There are things most people within churches of Christ are very familiar with. For example, I have yet to meet anyone who didn’t know that Acts 2:38 shows that baptism is required for the remission of sins. However, on other matters, many are not so familiar with the Scriptures. One time a question arose about whether or not Jesus ever ate any type of meat. One responded by saying, “there is nothing in the Bible about that”. Brethren, just because someone does not know where a Scripture is, that does not mean it is not in the Bible. The Scriptures do show that Jesus ate meat (Luke 22:7-15 and Luke 24:41-43). Think of how ignorant one looks when they make such a statement, in all confidence, just to find out that they were wrong (Proverbs 17:27-28).
There have been many times when I have heard supposed Christians say, “there is nothing in the Bible that says Christians are to be perfect”. Like the other statements we’ve examined above, those who make this statement do so boldly. They speak with a great amount of confidence. They have misunderstood Scriptures that teach we’ve all sinned in the past (i.e. Romans 3:23 and I John 1:8-10). Thus, they scream out that no one can be perfect. Brethren, there are MANY Scriptures that teach we are to be perfect (Genesis 6:9, Genesis 17:1, Deuteronomy 18:13, I Chronicles 28:9, Psalms 101:2, Proverbs 11:5, Matthew 5:48, Matthew 19:16-21, Romans 12:1-2, II Corinthians 7:1, II Corinthians 13:11, Colossians 1:28, II Timothy 3:16-17, and Hebrews 13:20-21). You are made clean through the blood of Christ (Revelation 1:5). You then are expected to stop sinning (John 8:1-11, Romans 6:1-2, Galatians 2:17, II Timothy 2:19, and I Peter 4:1-2). We are all expected to be holy and blameless (I Peter 1:13-16 and II Peter 3:10-14).

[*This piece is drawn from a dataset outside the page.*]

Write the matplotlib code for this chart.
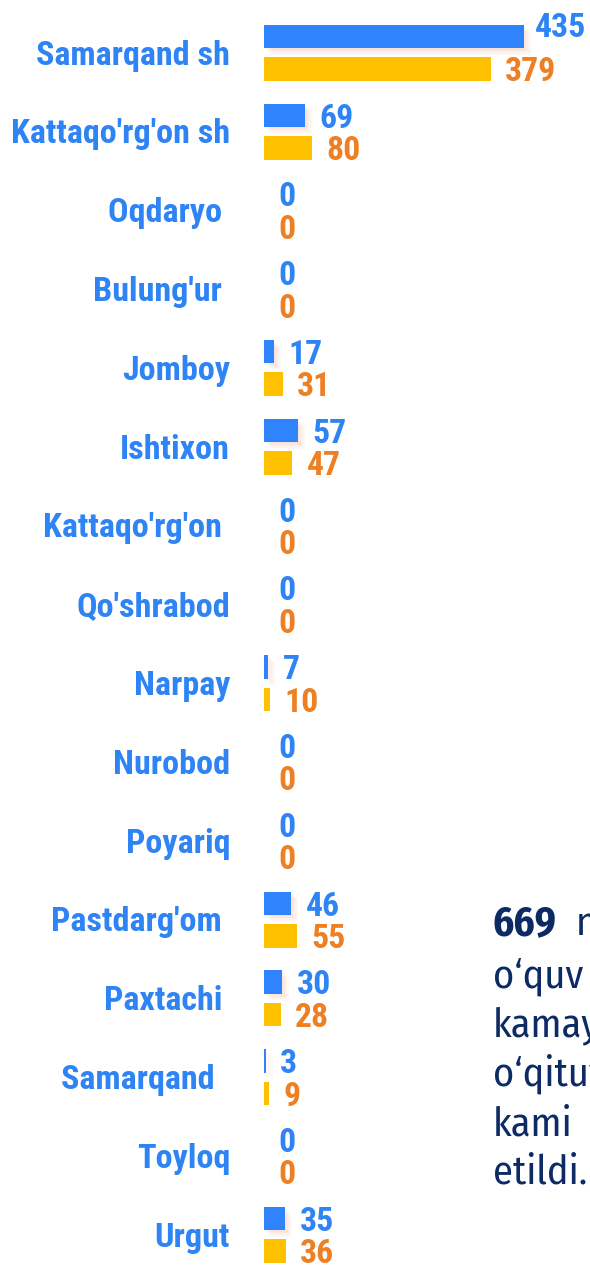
import matplotlib
matplotlib.use("Agg")
import matplotlib.pyplot as plt
from matplotlib.transforms import blended_transform_factory
import matplotlib.patheffects as pe

# ---- data ----
districts = ["Samarqand sh", "Kattaqo'rg'on sh", "Oqdaryo ", "Bulung'ur ", "Jomboy",
             "Ishtixon", "Kattaqo'rg'on ", "Qo'shrabod", "Narpay", "Nurobod",
             "Poyariq", "Pastdarg'om ", "Paxtachi ", "Samarqand  ", "Toyloq", "Urgut"]
series_blue = [435, 69, 0, 0, 17, 57, 0, 0, 7, 0, 0, 46, 30, 3, 0, 35]
series_yellow = [379, 80, 0, 0, 31, 47, 0, 0, 10, 0, 0, 55, 28, 9, 0, 36]
side_bold = ["", "669", "", "", "", "", ""]
side_lines = ["Shu", "  nafar", "o\u2018quv", "kamaygan", "o\u2018qituvchi", "kami", "etildi."]

# ---- style ----
W, H = 590, 1266
DPI = 100
BLUE = "#2f83fb"
YELLOW = "#ffc000"
LBL_BLUE = "#2f84f5"
LBL_ORANGE = "#ee7f22"
NAVY = "#0c2a63"
FONT = "Roboto Condensed"
BODY = "Fira Sans Condensed"

fig = plt.figure(figsize=(W / DPI, H / DPI), dpi=DPI)
ax = fig.add_axes([0, 0, 1, 1])
ax.axis("off")

px_per_unit = 260 / max(series_blue)
x0_px = 264
ax.set_xlim(-x0_px / px_per_unit, (W - x0_px) / px_per_unit)
pitch = 78.8
c0 = 52.75
ax.set_ylim((H - c0) / pitch, -c0 / pitch)

off = 16.25 / pitch
bh = 23.5 / pitch
ys = list(range(len(districts)))

shadow = [pe.SimplePatchShadow(offset=(d, -d), shadow_rgbFace="#f2a27a", alpha=0.06)
          for d in (1, 2, 3, 4, 5)] + [pe.Normal()]
bars_b = ax.barh([y - off for y in ys], series_blue, height=bh, color=BLUE, zorder=3)
for b in bars_b:
    b.set_path_effects(shadow)
ax.barh([y + off for y in ys], series_yellow, height=bh, color=YELLOW, zorder=3)

tr_lbl = blended_transform_factory(fig.transFigure, ax.transData)
lbl_base = 11.8 / pitch
for y, name in zip(ys, districts):
    ax.text(230 / W, y + lbl_base, name, transform=tr_lbl, ha="right", va="baseline",
            fontsize=24.6, fontweight="bold", color=LBL_BLUE, family=FONT)

gap = 14.5 / px_per_unit
val_base = 12.3 / pitch
right_lim = 586 / px_per_unit - x0_px / px_per_unit
for y, vb, vy in zip(ys, series_blue, series_yellow):
    for v, yy, col in ((vb, y - off, LBL_BLUE), (vy, y + off, LBL_ORANGE)):
        x = v + gap
        if x + 55 / px_per_unit > right_lim:
            ax.text(right_lim, yy + val_base - 11.5 / pitch, str(v), ha="right", va="baseline",
                    fontsize=24.3, fontweight="bold", color=col, family=FONT, zorder=4)
        else:
            ax.text(x, yy + val_base, str(v), ha="left", va="baseline", fontsize=24.3,
                    fontweight="bold", color=col, family=FONT, zorder=4)

# cropped side paragraph
base = [884, 935, 987, 1037, 1085, 1135, 1183]
xs = [588, 493, 493, 493, 493, 493, 493]
for bt, t, b, x in zip(side_bold, side_lines, base, xs):
    xx = x
    if bt:
        tb = fig.text(x / W, 1 - b / H, bt, ha="left", va="baseline", fontsize=29.5,
                      fontweight="bold", color=NAVY, family=BODY)
        r = fig.canvas.get_renderer()
        xx = tb.get_window_extent(r).x1
    fig.text(xx / W, 1 - b / H, t, ha="left", va="baseline", fontsize=29,
             color=NAVY, family=BODY)

fig.savefig("out.png", dpi=DPI, facecolor="white")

We surely have to be cautious when we hear something “new” (Colossians 2:8). That does not mean that everything we hear that is new to us is something that is not in the Bible. We have to search those things out and be sure not to have a mindset that keeps us from growing and learning. There are people who spend much time in studying, but do very little learning (II Timothy 3:7). We do not want to become those people. For those of us meeting as the congregation at Sunrise Acres, it was not long ago that we learned some of the old songs we were singing were unscriptural. To some, studying the songs we sang was a “new” idea. Yet, it is a very old truth that we are to know and understand what we sing (Psalms 47:7 and I Corinthians 14:15). Let’s maintain our willingness to learn and never become “know it all’s”.